Le coup d’état du 2 décembre 1851 a parfaitement réussi. Les Rougon ont été pleinement récompensés pour le rôle actif qu’ils ont joué dans la répression de la révolte républicaine qui avait embrasé la Provence quelques années plus tôt. Le couple est désormais aisé et donne de fréquentes soirées dans leur nouveau salon où le tout-Plassans est convié. Pierre jouit de sa fortune en homme tranquille tandis qu’à son habitude Félicité contrôle, régit, organise, veille, intrigue. Car tout ne va pas pour le mieux. L’Empire a en effet subi un revers d’importance lors des dernières législatives : la députation a été emportée par les légitimistes. Si la sous-préfecture et la mairie restent acquises aux bonapartistes, le président du tribunal est également dans l’opposition. La tension est palpable : chaque camp est décidé à conquérir la ville.
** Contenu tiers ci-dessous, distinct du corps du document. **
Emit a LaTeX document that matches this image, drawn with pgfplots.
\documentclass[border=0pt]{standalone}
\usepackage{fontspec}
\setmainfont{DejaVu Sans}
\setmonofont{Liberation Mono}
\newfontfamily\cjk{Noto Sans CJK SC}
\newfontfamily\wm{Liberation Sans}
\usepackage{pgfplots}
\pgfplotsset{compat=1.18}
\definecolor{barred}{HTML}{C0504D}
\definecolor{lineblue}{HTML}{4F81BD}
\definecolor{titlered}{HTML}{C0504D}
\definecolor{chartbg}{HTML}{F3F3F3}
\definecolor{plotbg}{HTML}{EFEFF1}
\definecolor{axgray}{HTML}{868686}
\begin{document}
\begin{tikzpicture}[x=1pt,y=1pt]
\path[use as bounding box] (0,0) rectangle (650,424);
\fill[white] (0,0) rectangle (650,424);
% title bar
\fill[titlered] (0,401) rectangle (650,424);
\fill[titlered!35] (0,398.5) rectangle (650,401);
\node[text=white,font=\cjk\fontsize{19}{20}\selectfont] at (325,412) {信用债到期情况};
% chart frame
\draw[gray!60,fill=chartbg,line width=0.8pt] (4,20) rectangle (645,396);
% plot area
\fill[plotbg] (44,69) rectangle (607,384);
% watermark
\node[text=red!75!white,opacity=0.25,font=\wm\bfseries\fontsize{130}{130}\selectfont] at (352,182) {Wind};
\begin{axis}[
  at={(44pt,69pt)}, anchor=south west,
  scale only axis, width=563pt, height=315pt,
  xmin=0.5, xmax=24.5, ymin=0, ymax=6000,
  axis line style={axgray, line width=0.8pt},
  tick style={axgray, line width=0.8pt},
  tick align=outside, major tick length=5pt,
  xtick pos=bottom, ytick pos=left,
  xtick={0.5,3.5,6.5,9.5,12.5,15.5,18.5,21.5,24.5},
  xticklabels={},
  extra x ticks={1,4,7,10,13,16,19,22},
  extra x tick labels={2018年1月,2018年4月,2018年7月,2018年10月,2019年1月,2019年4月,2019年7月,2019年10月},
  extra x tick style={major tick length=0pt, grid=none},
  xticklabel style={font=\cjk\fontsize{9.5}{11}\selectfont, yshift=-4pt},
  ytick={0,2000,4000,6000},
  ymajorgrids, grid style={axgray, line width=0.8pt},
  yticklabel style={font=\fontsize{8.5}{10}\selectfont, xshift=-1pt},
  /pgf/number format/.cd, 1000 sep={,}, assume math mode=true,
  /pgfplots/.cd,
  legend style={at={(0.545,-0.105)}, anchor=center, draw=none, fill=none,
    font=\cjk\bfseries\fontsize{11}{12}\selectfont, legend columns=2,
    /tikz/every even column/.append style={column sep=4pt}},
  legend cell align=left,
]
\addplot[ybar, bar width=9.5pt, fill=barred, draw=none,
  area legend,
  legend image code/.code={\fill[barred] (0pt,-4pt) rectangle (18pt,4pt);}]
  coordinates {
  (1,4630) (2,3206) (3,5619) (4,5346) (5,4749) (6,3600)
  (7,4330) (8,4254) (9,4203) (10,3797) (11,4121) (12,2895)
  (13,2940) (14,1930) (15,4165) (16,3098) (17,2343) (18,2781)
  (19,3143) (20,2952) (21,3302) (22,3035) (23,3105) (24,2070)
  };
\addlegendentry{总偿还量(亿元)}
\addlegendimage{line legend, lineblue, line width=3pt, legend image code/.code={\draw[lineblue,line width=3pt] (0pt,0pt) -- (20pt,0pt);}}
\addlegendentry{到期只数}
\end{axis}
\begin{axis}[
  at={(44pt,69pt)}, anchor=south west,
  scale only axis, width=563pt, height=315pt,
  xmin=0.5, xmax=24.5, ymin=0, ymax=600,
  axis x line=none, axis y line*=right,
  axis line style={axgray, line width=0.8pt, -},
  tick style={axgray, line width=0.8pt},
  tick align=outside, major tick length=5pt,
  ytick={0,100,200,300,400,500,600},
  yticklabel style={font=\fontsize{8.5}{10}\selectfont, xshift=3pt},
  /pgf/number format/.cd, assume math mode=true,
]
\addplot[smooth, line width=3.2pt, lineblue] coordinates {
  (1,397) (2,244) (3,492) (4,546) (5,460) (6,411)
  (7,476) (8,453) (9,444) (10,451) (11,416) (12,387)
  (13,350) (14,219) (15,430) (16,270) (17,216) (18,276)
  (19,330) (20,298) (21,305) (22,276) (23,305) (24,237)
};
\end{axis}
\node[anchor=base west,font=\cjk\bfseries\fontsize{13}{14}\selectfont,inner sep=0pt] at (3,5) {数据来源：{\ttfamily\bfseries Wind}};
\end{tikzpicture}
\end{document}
C’est dans ce climat que s’ouvre ce quatrième tome, suite directe de la Fortune des Rougon. Le lecteur débarque dans le jardin des Mouret (Marthe et François, cousins germains). Le couple vit bien, François ayant hérité de l’affaire de son père et du sens du négoce de celui-ci. Les Mouret penchent du côté de la République mais la politique ne les passionne guère. Ils s’entendent avec le clan des Rastoil (légitimiste et royaliste) leurs voisins de gauche et avec le clan de la sous-préfecture leurs voisins de droite. Les deux camps ennemis s’observant par-dessus son potager.
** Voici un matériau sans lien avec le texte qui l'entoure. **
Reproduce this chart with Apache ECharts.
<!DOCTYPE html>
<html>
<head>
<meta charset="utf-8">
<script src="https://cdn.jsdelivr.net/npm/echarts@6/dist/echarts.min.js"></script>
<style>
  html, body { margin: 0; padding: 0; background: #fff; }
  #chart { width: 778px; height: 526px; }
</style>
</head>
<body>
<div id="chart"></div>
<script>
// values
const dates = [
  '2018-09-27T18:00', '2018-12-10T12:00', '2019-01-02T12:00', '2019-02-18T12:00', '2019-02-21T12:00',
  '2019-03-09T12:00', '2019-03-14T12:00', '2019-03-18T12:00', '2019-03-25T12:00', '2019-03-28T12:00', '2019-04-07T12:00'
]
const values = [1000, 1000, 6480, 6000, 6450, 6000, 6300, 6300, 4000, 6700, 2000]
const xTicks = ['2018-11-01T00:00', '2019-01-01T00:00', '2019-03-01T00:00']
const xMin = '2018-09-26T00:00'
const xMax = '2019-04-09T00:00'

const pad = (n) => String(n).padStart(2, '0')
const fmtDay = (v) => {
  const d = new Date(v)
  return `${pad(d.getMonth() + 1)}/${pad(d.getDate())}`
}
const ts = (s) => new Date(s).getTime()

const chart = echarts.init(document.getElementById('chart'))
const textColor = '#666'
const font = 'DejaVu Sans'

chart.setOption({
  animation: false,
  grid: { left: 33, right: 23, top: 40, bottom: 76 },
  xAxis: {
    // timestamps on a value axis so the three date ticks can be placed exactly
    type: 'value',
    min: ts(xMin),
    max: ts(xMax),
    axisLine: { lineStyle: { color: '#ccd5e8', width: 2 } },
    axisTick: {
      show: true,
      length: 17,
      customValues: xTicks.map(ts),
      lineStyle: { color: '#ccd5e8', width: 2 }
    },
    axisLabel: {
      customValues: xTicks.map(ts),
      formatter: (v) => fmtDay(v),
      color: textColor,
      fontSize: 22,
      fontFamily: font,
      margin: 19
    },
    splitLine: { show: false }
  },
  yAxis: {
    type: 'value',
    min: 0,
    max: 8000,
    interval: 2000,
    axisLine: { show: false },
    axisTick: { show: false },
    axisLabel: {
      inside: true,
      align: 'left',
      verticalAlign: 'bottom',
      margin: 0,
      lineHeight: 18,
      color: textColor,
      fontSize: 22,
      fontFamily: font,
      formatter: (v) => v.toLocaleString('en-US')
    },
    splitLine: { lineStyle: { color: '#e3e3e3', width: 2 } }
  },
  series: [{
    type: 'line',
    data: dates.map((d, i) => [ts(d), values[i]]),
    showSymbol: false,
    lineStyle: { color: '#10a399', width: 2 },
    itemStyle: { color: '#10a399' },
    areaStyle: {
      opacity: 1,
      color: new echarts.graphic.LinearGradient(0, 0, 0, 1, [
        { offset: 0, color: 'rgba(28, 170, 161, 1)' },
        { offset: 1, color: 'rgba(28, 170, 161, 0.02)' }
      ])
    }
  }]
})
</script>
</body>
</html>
La famille se mettait à table quand les nouveaux locataires des chambres du second étage de la maison débarquèrent avec quarante-huit heures d’avance : l’abbé Faujas suivi de sa vieille mère arrivant de Besançon précédés de rumeurs défavorables. Mais contre toute attente, l’abbé se révèle un locataire idéal, bon payeur et très discret. A tel point que les commères de la ville se trouvèrent horriblement frustrés car tous espéraient des cancans sulfureux. L’ascétisme de l’abbé Faujas parvint même à décourager les plus curieux qui avaient entrepris de l’espionner. Déçu, Plassans laissa soudain éclater sa rancune et traita le religieux en paria. Seule Félicité sembla s’entendre avec lui, évoquant des relations communes haut placées à Paris. On pense naturellement à Eugène Rougon, ministre de l’Empire. Qui est donc réellement l’abbé Faujas ? Certainement pas ce prêtre falot et décati que l’on croit. Le religieux paraît être venu dans le midi pour une raison précise et en rapport avec le titre du livre qui n’a certainement pas été choisi au hasard.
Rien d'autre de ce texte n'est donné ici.